While we mightn’t need to comprehensively address CO2 emissions from peatland this decade, if we look a little further down the tracks a very different picture emerges.

Ireland has signed up to zero carbon by 2050. Farming will be expected to be zero carbon by then, or as near as dammit to zero.

And there is no hope of that happening if we continue to farm peatlands the way we are doing at present. The figures simply can’t add up.

Dr David Styles delivered this stark message to the ICMSA conference late last year. In a way, that message was missed, because the flip side of what he was saying was music to farmers’ ears.

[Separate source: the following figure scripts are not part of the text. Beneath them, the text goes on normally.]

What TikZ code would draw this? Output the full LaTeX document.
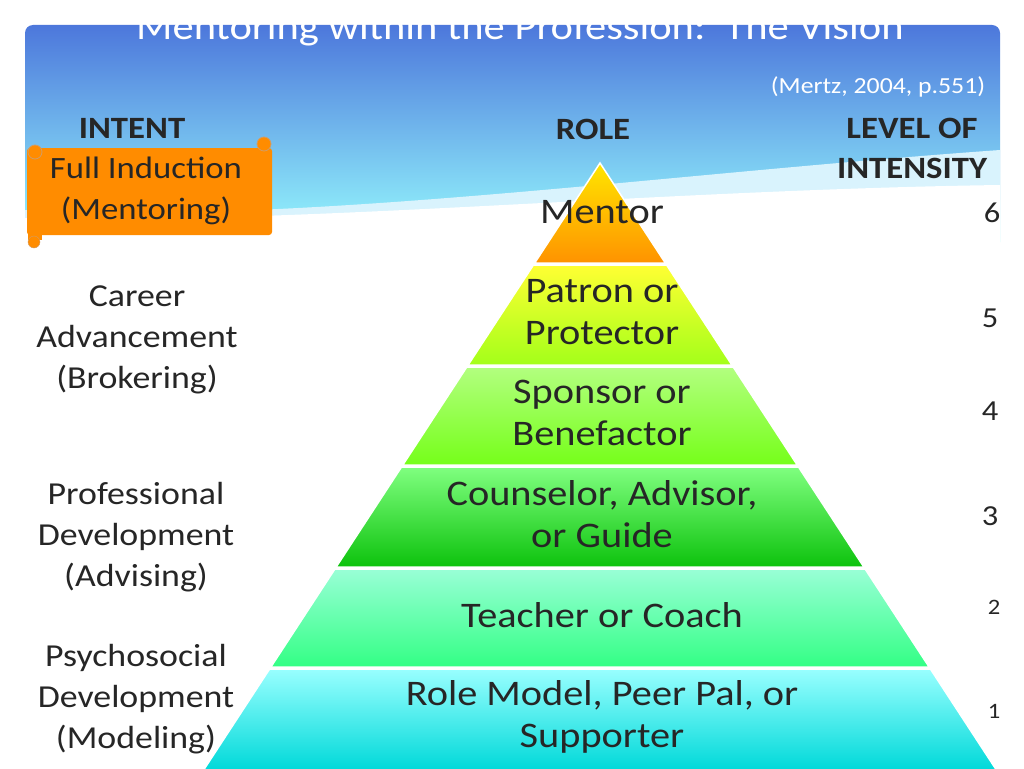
\documentclass[tikz,border=0pt]{standalone}
\usepackage{fontspec}
\setmainfont[FakeStretch=1.12]{Carlito}
\begin{document}
\begin{tikzpicture}[x=1pt,y=-1pt,
  lab/.style={align=center,text=black!85},
  head/.style={font=\bfseries\fontsize{31}{40}\selectfont,align=center,text=black!85},
  num/.style={font=\fontsize{29}{34}\selectfont,text=black!85},
  layer/.style={draw=white,line width=1.5pt}]
\useasboundingbox (0,0) rectangle (1024,768);
\fill[white] (0,0) rectangle (1024,768);
% sky banner
\shade[top color=blue!70!cyan!80!black!70, bottom color=cyan!40, rounded corners=8pt] (25,25) rectangle (1000,250);
\fill[cyan!15] (25,210) .. controls (300,225) and (650,175) .. (1000,150) -- (1000,200) .. controls (700,210) and (400,215) .. (25,222) -- cycle;
\fill[white] (25,218) .. controls (300,225) and (650,190) .. (1000,185) -- (1000,252) -- (25,252) -- cycle;
\node[text=white,font=\fontsize{38}{44}\selectfont] (title) at (520,30) {Mentoring within the Profession:\ \ The Vision};
\node[text=white,font=\fontsize{23}{28}\selectfont] (cite) at (878,87) {(Mertz, 2004, p.551)};
% headings
\node[head] (intent) at (132,128) {INTENT};
\node[head] (role) at (593,129) {ROLE};
\node[head] (level) at (912,148) {LEVEL OF\\INTENSITY};
% scroll
\fill[orange!90!yellow,rounded corners=3pt] (27,148) rectangle (272,235);
\draw[orange!70!black!60,line width=0.8pt,fill=orange!90!yellow] (35,152) circle (7);
\draw[orange!70!black!60,line width=0.8pt,fill=orange!90!yellow] (264,144) circle (7);
\fill[orange!90!yellow] (28,160) rectangle (42,240);
\draw[orange!70!black!60,fill=orange!90!yellow] (34,242) circle (6);
\node[lab,font=\fontsize{31}{41}\selectfont] (induct) at (146,191) {Full Induction\\(Mentoring)};
% pyramid layers
\def\L#1{600-0.653*(#1-163)}
\def\R#1{600+0.653*(#1-163)}
\shade[layer,top color=yellow!80!orange, bottom color=orange!85!yellow] (600,163) -- ({\R{263}},263) -- ({\L{263}},263) -- cycle;
\shade[layer,top color=yellow!80!white, bottom color=yellow!60!green!90] ({\L{265}},265) -- ({\R{265}},265) -- ({\R{365}},365) -- ({\L{365}},365) -- cycle;
\shade[layer,top color=yellow!40!green!50, bottom color=green!60!yellow!90] ({\L{367}},367) -- ({\R{367}},367) -- ({\R{465}},465) -- ({\L{465}},465) -- cycle;
\shade[layer,top color=green!50, bottom color=green!75!black!95] ({\L{467}},467) -- ({\R{467}},467) -- ({\R{567}},567) -- ({\L{567}},567) -- cycle;
\shade[layer,top color=green!40!cyan!40, bottom color=green!60!cyan!80] ({\L{569}},569) -- ({\R{569}},569) -- ({\R{667}},667) -- ({\L{667}},667) -- cycle;
\shade[layer,top color=cyan!40, bottom color=cyan!70!teal] ({\L{669}},669) -- ({\R{669}},669) -- ({\R{770}},770) -- ({\L{770}},770) -- cycle;
% roles
\begin{scope}[every node/.style={lab,font=\fontsize{36}{42}\selectfont}]
\node (r6) at (602,212) {Mentor};
\node (r5) at (602,312) {Patron or\\Protector};
\node (r4) at (602,413) {Sponsor or\\Benefactor};
\node (r3) at (602,514) {Counselor, Advisor,\\or Guide};
\node (r2) at (602,615) {Teacher or Coach};
\node (r1) at (602,717) {Role Model, Peer Pal, or\\Supporter};
\end{scope}
% intents
\begin{scope}[every node/.style={lab,font=\fontsize{32}{41}\selectfont}]
\node (i5) at (137,340) {Career\\Advancement\\(Brokering)};
\node (i3) at (136,537) {Professional\\Development\\(Advising)};
\node (i1) at (136,699) {Psychosocial\\Development\\(Modeling)};
\end{scope}
% levels
\node[num] (n6) at (992,213) {6};
\node[num] (n5) at (990,318) {5};
\node[num] (n4) at (990,411) {4};
\node[num] (n3) at (990,516) {3};
\node[num,font=\fontsize{22}{26}\selectfont] (n2) at (994,607) {2};
\node[num,font=\fontsize{22}{26}\selectfont] (n1) at (994,711) {1};
\end{tikzpicture}
\end{document}
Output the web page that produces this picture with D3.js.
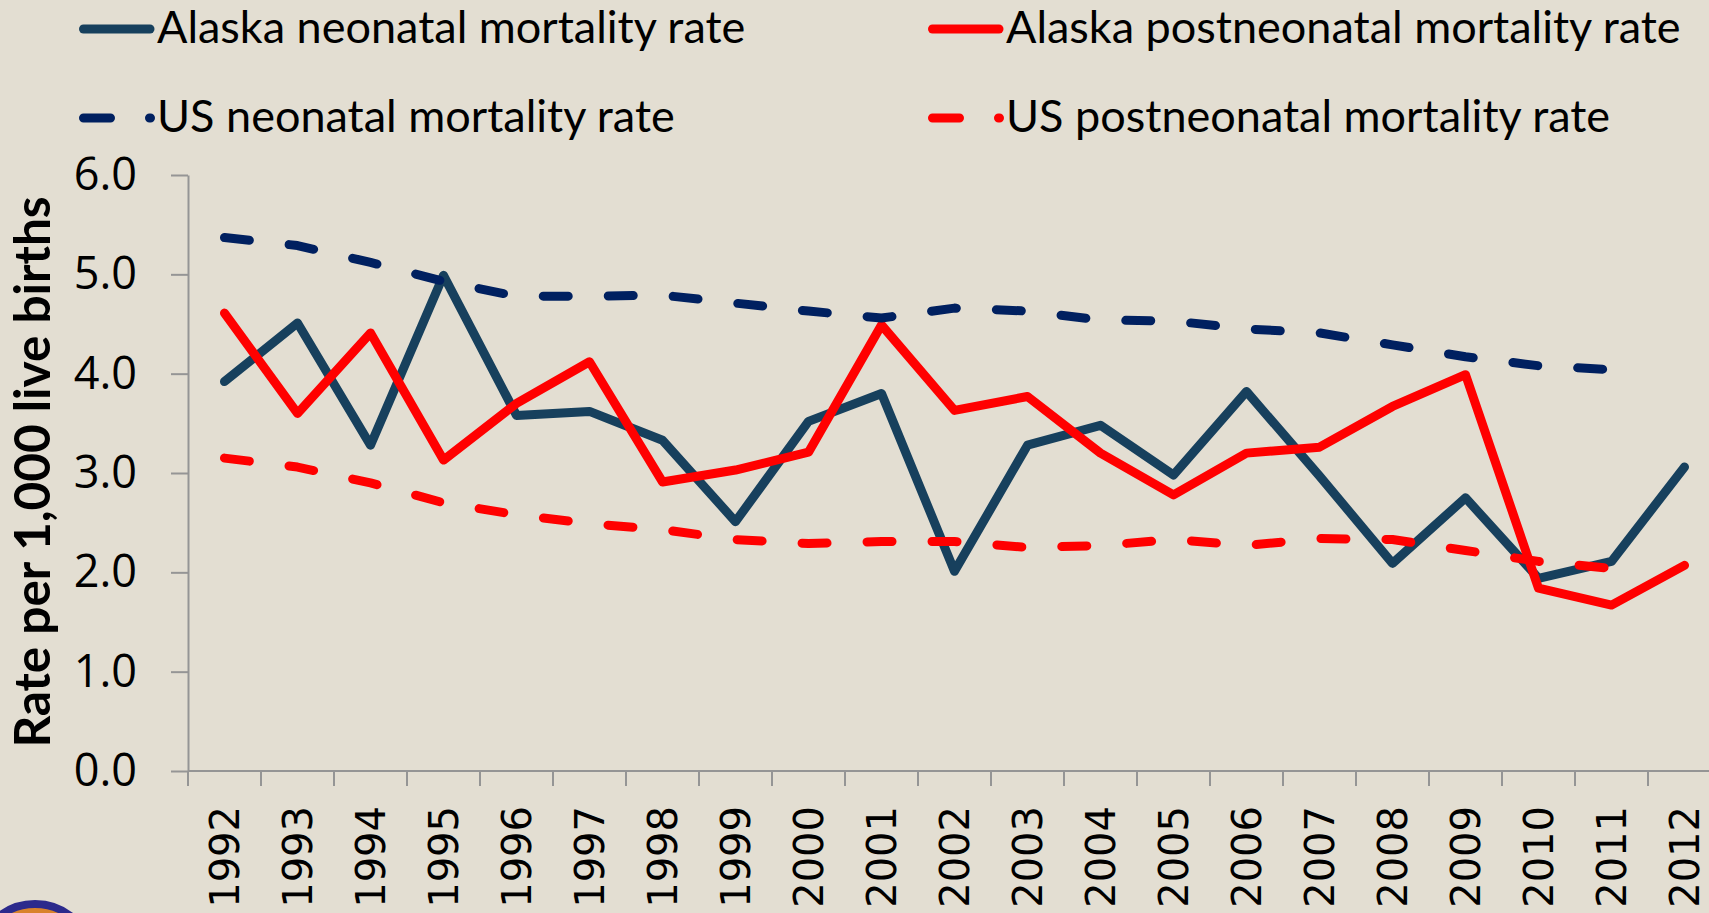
<!DOCTYPE html>
<html>
<head>
<meta charset="utf-8">
<script src="https://cdn.jsdelivr.net/npm/d3@7"></script>
<style>
  html, body { margin: 0; padding: 0; background: #E3DED2; overflow: hidden; }
  svg { display: block; }
</style>
</head>
<body>
<div id="chart"></div>
<script>
// Infant mortality components, Alaska vs US
const years = ['1992','1993','1994','1995','1996','1997','1998','1999','2000','2001','2002',
               '2003','2004','2005','2006','2007','2008','2009','2010','2011','2012'];

const akNeonatal = [3.92, 4.51, 3.28, 4.99, 3.58, 3.62, 3.33, 2.51, 3.52, 3.80, 2.01,
                    3.28, 3.48, 2.98, 3.82, 2.97, 2.09, 2.75, 1.94, 2.11, 3.06];
const akPostneonatal = [4.61, 3.60, 4.41, 3.13, 3.70, 4.12, 2.91, 3.03, 3.21, 4.49, 3.63,
                        3.77, 3.20, 2.78, 3.20, 3.26, 3.67, 3.99, 1.84, 1.67, 2.07];
const usNeonatal = [5.37, 5.29, 5.12, 4.93, 4.78, 4.78, 4.79, 4.71, 4.63, 4.56, 4.66,
                    4.63, 4.54, 4.53, 4.45, 4.41, 4.29, 4.17, 4.08, 4.04, null];
const usPostneonatal = [3.15, 3.06, 2.90, 2.70, 2.58, 2.49, 2.43, 2.33, 2.29, 2.31, 2.31,
                        2.25, 2.27, 2.33, 2.27, 2.34, 2.33, 2.22, 2.11, 2.04, null];

const yTicks = [0, 1, 2, 3, 4, 5, 6];

const series = [
  { name: 'Alaska neonatal mortality rate', values: akNeonatal, color: '#17405D', dash: null },
  { name: 'Alaska postneonatal mortality rate', values: akPostneonatal, color: '#FF0000', dash: null },
  { name: 'US neonatal mortality rate', values: usNeonatal, color: '#002060', dash: '25,40' },
  { name: 'US postneonatal mortality rate', values: usPostneonatal, color: '#FF0000', dash: '25,40' }
];

const width = 1709, height = 913;
const svg = d3.select('#chart').append('svg')
  .attr('width', width)
  .attr('height', height);

svg.append('rect').attr('width', width).attr('height', height).attr('fill', '#E3DED2');

// scales - the plot runs off the right edge like the original slide
const x = d3.scaleBand().domain(years).range([188, 188 + 21 * 73]);
const y = d3.scaleLinear().domain([0, 6]).range([771, 175]);
const xc = d => x(d) + x.bandwidth() / 2;

// y axis
const yAxis = svg.append('g')
  .attr('transform', 'translate(188,0)')
  .call(d3.axisLeft(y).tickValues(yTicks).tickFormat(d3.format('.1f'))
    .tickSize(17).tickSizeOuter(0).tickPadding(34));
yAxis.select('.domain').attr('stroke', '#959595').attr('stroke-width', 2);
yAxis.selectAll('.tick line').attr('stroke', '#959595').attr('stroke-width', 2);
yAxis.selectAll('.tick text')
  .attr('font-family', '"Open Sans", sans-serif')
  .attr('font-size', 45)
  .attr('fill', '#000');

// x axis: line, ticks between categories, rotated labels
svg.append('line')
  .attr('x1', 188).attr('x2', width)
  .attr('y1', y(0)).attr('y2', y(0))
  .attr('stroke', '#959595').attr('stroke-width', 2);

svg.append('g').selectAll('line')
  .data(years.map(d => x(d)).concat([x.range()[1]]))
  .join('line')
  .attr('x1', d => d).attr('x2', d => d)
  .attr('y1', y(0)).attr('y2', y(0) + 15)
  .attr('stroke', '#959595').attr('stroke-width', 2);

svg.append('g').selectAll('text')
  .data(years)
  .join('text')
  .attr('transform', d => `translate(${xc(d)},806) rotate(-90)`)
  .attr('text-anchor', 'end')
  .attr('dy', '0.36em')
  .attr('font-family', '"DejaVu Sans", sans-serif')
  .attr('font-size', 40)
  .attr('fill', '#000')
  .text(d => d);

// y axis title
svg.append('text')
  .attr('transform', 'translate(50,472) rotate(-90)')
  .attr('text-anchor', 'middle')
  .attr('font-family', 'Lato, sans-serif')
  .attr('font-weight', 'bold')
  .attr('font-size', 49.5)
  .attr('fill', '#000')
  .text('Rate per 1,000 live births');

// lines
const line = d3.line()
  .defined(d => d.v != null)
  .x(d => xc(d.year))
  .y(d => y(d.v));

svg.append('g').selectAll('path')
  .data(series)
  .join('path')
  .attr('d', s => line(years.map((yr, i) => ({ year: yr, v: s.values[i] }))))
  .attr('fill', 'none')
  .attr('stroke', s => s.color)
  .attr('stroke-width', 9)
  .attr('stroke-linecap', 'round')
  .attr('stroke-linejoin', 'round')
  .attr('stroke-dasharray', s => s.dash);

// legend, 2 x 2
const legendPos = [[79, 29], [928, 29], [79, 118], [928, 118]];
const legend = svg.append('g').selectAll('g')
  .data(series)
  .join('g')
  .attr('transform', (s, i) => `translate(${legendPos[i][0]},${legendPos[i][1]})`);

legend.append('line')
  .attr('x1', 4.5).attr('x2', s => s.dash ? 71.5 : 71)
  .attr('y1', 0).attr('y2', 0)
  .attr('stroke', s => s.color)
  .attr('stroke-width', 9)
  .attr('stroke-linecap', 'round')
  .attr('stroke-dasharray', s => s.dash ? '27,39' : null);

legend.append('text')
  .attr('x', 78)
  .attr('y', 14)
  .attr('font-family', 'Lato, sans-serif')
  .attr('font-size', 45)
  .attr('fill', '#000')
  .text(s => s.name);

// partial logo in the bottom-left corner
svg.append('circle')
  .attr('cx', 35).attr('cy', 962).attr('r', 58)
  .attr('fill', '#D9822B')
  .attr('stroke', '#2C2A8C')
  .attr('stroke-width', 8);
</script>
</body>
</html>
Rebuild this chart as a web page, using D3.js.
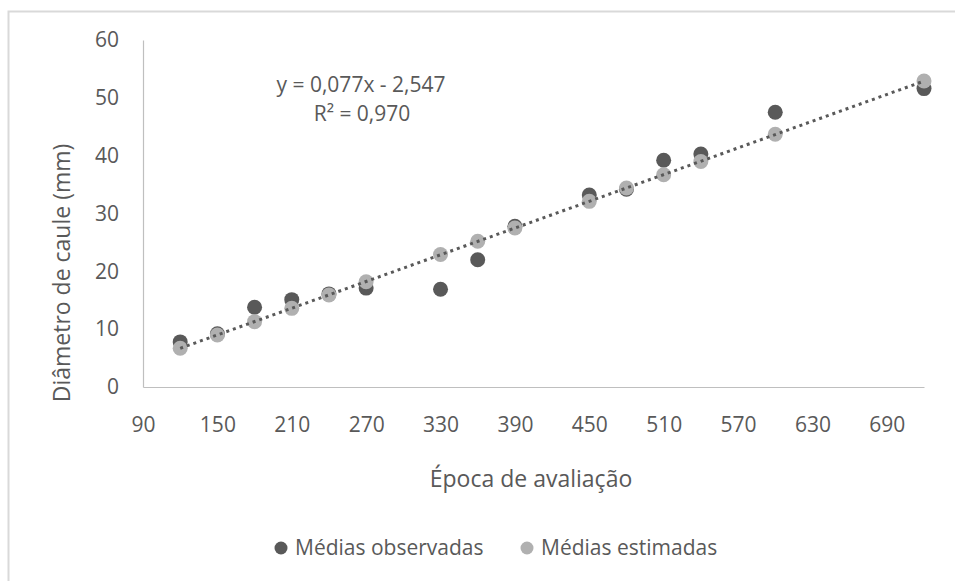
<!DOCTYPE html>
<html lang="pt">
<head>
    <meta charset="UTF-8">
    <title>Diâmetro de caule</title>
    <script src="https://cdn.jsdelivr.net/npm/d3@7/dist/d3.min.js"></script>
    <style>
        body { margin: 0; background: #fff; }
        text { font-family: "Open Sans", sans-serif; fill: #595959; }
    </style>
</head>
<body>
    <script>
        // data
        var epocas = [120, 150, 180, 210, 240, 270, 330, 360, 390, 450, 480, 510, 540, 600, 720];
        var observadas = [7.8, 9.2, 13.8, 15.1, 16.1, 17.1, 16.9, 22.0, 27.8, 33.2, 34.2, 39.2, 40.3, 47.5, 51.6];
        var estimadas = [6.7, 9.0, 11.3, 13.6, 15.9, 18.2, 22.9, 25.2, 27.5, 32.1, 34.4, 36.7, 39.0, 43.7, 52.9];
        var xTicks = [90, 150, 210, 270, 330, 390, 450, 510, 570, 630, 690];
        var yTicks = [0, 10, 20, 30, 40, 50, 60];
        // trendline coefficients (slope, intercept) from the chart label
        var trend = [0.077, -2.547];

        var w = 955;
        var h = 581;

        var svg = d3.select('body')
                    .append('svg')
                    .attr('width', w)
                    .attr('height', h);

        // chart border (only left and top are inside the picture)
        svg.append('rect')
            .attr('x', 8.5)
            .attr('y', 11.5)
            .attr('width', w + 20)
            .attr('height', h + 20)
            .attr('fill', 'none')
            .attr('stroke', '#d9d9d9')
            .attr('stroke-width', 2);

        var xScale = d3.scaleLinear().domain([90, 720]).range([143, 924]);
        var yScale = d3.scaleLinear().domain([0, 60]).range([387, 40]);

        var xAxis = d3.axisBottom(xScale).tickValues(xTicks).tickSize(0).tickPadding(30);
        var yAxis = d3.axisLeft(yScale).tickValues(yTicks).tickSize(0).tickPadding(24);

        var gx = svg.append('g')
            .attr('class', 'x axis')
            .attr('transform', 'translate(0,' + yScale(0) + ')')
            .call(xAxis);

        var gy = svg.append('g')
            .attr('class', 'y axis')
            .attr('transform', 'translate(' + xScale(90) + ',0)')
            .call(yAxis);

        gx.select('.domain').attr('stroke', '#bfbfbf').attr('stroke-width', 1.2);
        gy.select('.domain').attr('stroke', '#bfbfbf').attr('stroke-width', 1.2);
        svg.selectAll('.axis text')
            .attr('font-size', 21)
            .attr('font-family', '"Open Sans", sans-serif')
            .attr('fill', '#595959');

        var points = epocas.map(function(d, i) {
            return { x: d, obs: observadas[i], est: estimadas[i] };
        });

        // observed means
        svg.append('g')
            .selectAll('circle')
            .data(points)
            .enter()
            .append('circle')
            .attr('cx', function(d) { return xScale(d.x); })
            .attr('cy', function(d) { return yScale(d.obs); })
            .attr('r', 7.5)
            .attr('fill', '#595959');

        // estimated means
        svg.append('g')
            .selectAll('circle')
            .data(points)
            .enter()
            .append('circle')
            .attr('cx', function(d) { return xScale(d.x); })
            .attr('cy', function(d) { return yScale(d.est); })
            .attr('r', 7.5)
            .attr('fill', '#b0b0b0');

        // dotted linear trendline
        var x0 = d3.min(epocas), x1 = d3.max(epocas);
        svg.append('line')
            .attr('x1', xScale(x0))
            .attr('y1', yScale(trend[0] * x0 + trend[1]))
            .attr('x2', xScale(x1))
            .attr('y2', yScale(trend[0] * x1 + trend[1]))
            .attr('stroke', '#595959')
            .attr('stroke-width', 3)
            .attr('stroke-dasharray', '3,4');

        // equation label
        svg.append('text')
            .attr('x', 361)
            .attr('y', 92)
            .attr('text-anchor', 'middle')
            .attr('font-size', 21)
            .text('y = 0,077x - 2,547');
        svg.append('text')
            .attr('x', 362)
            .attr('y', 121)
            .attr('text-anchor', 'middle')
            .attr('font-size', 21)
            .text('R² = 0,970');

        // axis titles
        svg.append('text')
            .attr('x', 531)
            .attr('y', 487)
            .attr('text-anchor', 'middle')
            .attr('font-size', 23)
            .text('Época de avaliação');
        svg.append('text')
            .attr('transform', 'translate(70,273) rotate(-90)')
            .attr('text-anchor', 'middle')
            .attr('font-size', 23)
            .text('Diâmetro de caule (mm)');

        // legend
        var legend = [
            { label: 'Médias observadas', color: '#595959', x: 281 },
            { label: 'Médias estimadas', color: '#b0b0b0', x: 527 }
        ];
        var lg = svg.append('g').selectAll('g')
            .data(legend)
            .enter()
            .append('g')
            .attr('transform', function(d) { return 'translate(' + d.x + ',548)'; });
        lg.append('circle')
            .attr('r', 6.5)
            .attr('fill', function(d) { return d.color; });
        lg.append('text')
            .attr('x', 14)
            .attr('dy', '0.35em')
            .attr('font-size', 21)
            .text(function(d) { return d.label; });
    </script>
</body>
</html>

He said that reducing the national herd won’t achieve our long-term emissions targets. He said that cow numbers are essentially a sideshow.

This would be particularly true if we continue to find ways of reducing emissions from cows in the coming decades, work that is only really starting and is showing real promise.

But the reason it’s a sideshow is because according to Dr Styles, without significant afforestation and significant rewetting of peatlands, any and all other measures are futile. This is something that will have to happen.

Our peatland farmland is scattered all over the country. There are degrees of how peaty soil is, of course. It’s not as simple as a binary peatland/mineral soil dividing line.

But amid all the debate and division that addressing future dairy expansion (or contraction) or the size of the suckler herd, the wider truth exists and will continue to exist.

We have all seen films or documentaries of where valleys have been cleared in other countries to build dams and flood farmland.

Our own history is scarred with plantations, land seizure and evictions.

It’s hard to think of a more emotive subject for Irish farming to confront.

But we have to heed the warnings of scientists like Prof Lanigan and Dr Styles.

The real uncomfortable question at the heart of Irish farming is how we manage our peatlands over the next 30 years.